Allow Business to Use Consistent Costing Standards

Similarly, the predetermined overhead rate allows a business to use consistent costing standards with its products. In contrast, when actual overhead rates are calculated, they may have certain variations due to several reasons, such as inflation, seasonal variations, etc. that may produce inconsistent results in costing different products. For example, if a company incurs cooling expenses, then the expenses are likely to be higher in summer than in winter. This means that if an actual overhead rate is used by the business, the costs of products manufactured in summer will be higher than cost of goods manufactured in the winter. To tackle this problem predetermined overhead rates are used instead of actual overhead rates.

Can be Used in the Budgeting Process

Predetermined overhead rates are also used in the budgeting process of a business. Budgets are forecasts or plans for the future of a business. As discussed above, a business must wait until the end of a period to know the actual performance in terms of overheads incurred. However, since budgets are made at the start of the period, they do not allow the business to use actual results for planning or forecasting. Therefore, the business must use a predetermined overhead rate to budget its expenses for the future.

Since predetermined overhead rates are used in budgets, they can also act as a monitoring and controlling tool for businesses. When monitoring and controlling overheads, businesses need some standard, to compare actual overheads with, to understand whether the budget is being properly followed. In the absence of predetermined overhead rates, the business cannot compare actual expenses with any standard and, thus, cannot evaluate its actual performance.
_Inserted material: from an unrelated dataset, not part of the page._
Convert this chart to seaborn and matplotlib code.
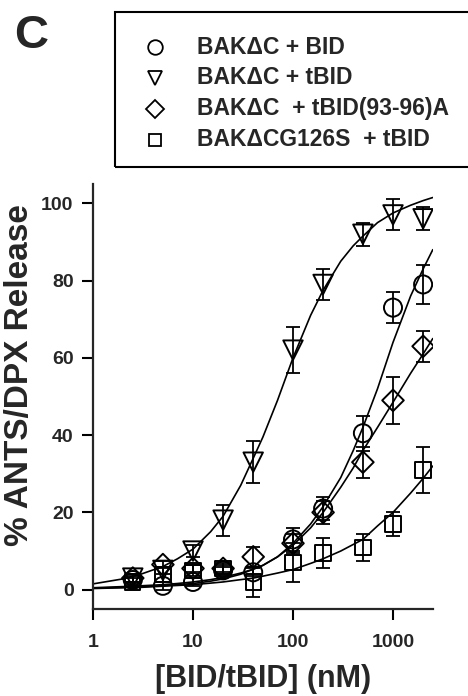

What Are the Limitations of Predetermined Overhead Rates?

While predetermined overhead rates are widely used and needed for businesses, they may have some limitations. The first limitation is that they are based on estimates. A business needs to estimate its total overheads for a period and estimate its total units or activity basis for the predetermined overhead rates. If these estimates are not accurate, they can end up causing a lot of problems for the business specially if decisions are based on the rates, such as pricing decisions.

Similarly, as mentioned above some businesses may use it as a monitoring and control tool. If the predetermined overhead rates are not accurate, they can force the business to control its activities according to unrealistic rates. Furthermore, when actual costs are compared to the budgeted costs based on predetermined overhead rates, the variances may be too significant.

Finally, as discussed above, some businesses may calculate their predetermined overhead rates based on historical information. However, these estimates may produce inaccurate results in volatile businesses where historical information cannot be used as a basis to estimate future data.

Conclusion

Businesses need to calculate the costs of a product before the actual results can be determined due to several reasons. These costs include material, labor and overhead costs. While per unit material and labor costs can easily be estimated using simple calculations, to calculate the overhead costs for a single unit, a business must know how to calculate predetermined overhead rate. It is the estimated per unit costs of a product. These rates can be calculated using predetermine overhead formula by using estimated manufacturing overheads and estimated units of production or other valid basis. There are many reasons why businesses need to calculate predetermined overhead rates, although, they may have some limitations.